Hasan Elahi's "media ankle bracelet"

3:19 pm intellectual freedom

Hasan Elahi, a professor in the Department of Visual Art at Rutgers University, recently visited the University of Richmond and gave a fascinating, thought-provoking presentation. As his academic affiliation suggests, he is a visual artist. But he is also a performance artist. And, one can say, he has transformed his life into an unfolding serial work of art.

Sometime post-9/11 the FBI turned its attention to Elahi, apparently because he had rented a storage space in Florida and because, he surmises, his name may have seemed “Middle Eastern” to the FBI. He underwent a series of interrogations with FBI agents until they concluded that he posed no threat to national security. This experience inspired his ongoing life art project. It doesn't threaten, but it certainly challenges assumptions we make about our personal security and how it relates to privacy.

As the FBI investigated him and sought more and more information about him, he in effect co-opted their work (but not until after they informed him he was cleared). He has not installed a Web cam in his bedroom; but he has made his life even more visible to any and all on his Web site through his “tracking transience” project.

Its most obvious feature is an aerial view festooned with a blinking red arrow pointing at his current location. It was a bit eerie to see this red arrow blinking above and pointing at the building in which we were sitting and listening to him. Little wonder some of his friends insist on seeing him at his place rather than in their homes. (This afternoon, by the way, he is southeast of Williamsport, PA.) Elahi also offers photos of the airline meals he has been served. (He does a lot of long-distance international travel, perhaps another thing that the FBI considered suspicious. They still serve meals on those flights!) His itemized credit card statements are on his Web site. And more–all absolutely voluntarily!

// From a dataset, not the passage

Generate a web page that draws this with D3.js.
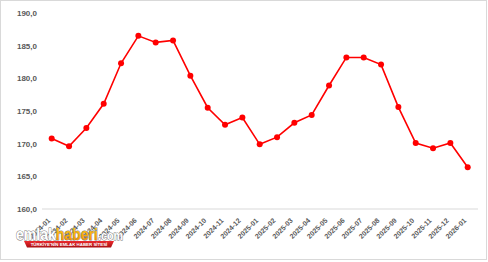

When you use a debit or credit card, when you use your cell phone, when you use a hotel rewards program card or a frequent flyer program card, when you use your grocery store discount card, you leave a digital trail of evidence about yourself. Elahi has consolidated much of this information about himself, just as the FBI undoubtedly did. But he has made it public. He refers to it as his “media ankle bracelet.”

Elahi says that if all of us made all of this individual information freely available, there would be no need for government surveillance. That is a paradox I haven't quite comprehended yet.

I asked him what would happen if he suddenly quit posting this detailed record about himself. He said it would probably be a sign that he had been spirited off to Guantanamo. By maintaining his media ankle bracelet, he affirms his freedom and assures friends and family that he is wherever the bracelet says he is.

Like any complex work of art, I don't know what to make of Elahi's media ankle bracelet. I know I am not ready to join him in shackling myself in that way. Nor am I sure about what it all means other than that it is a needed and brave protest against groundless suspicion and intrusiveness by government.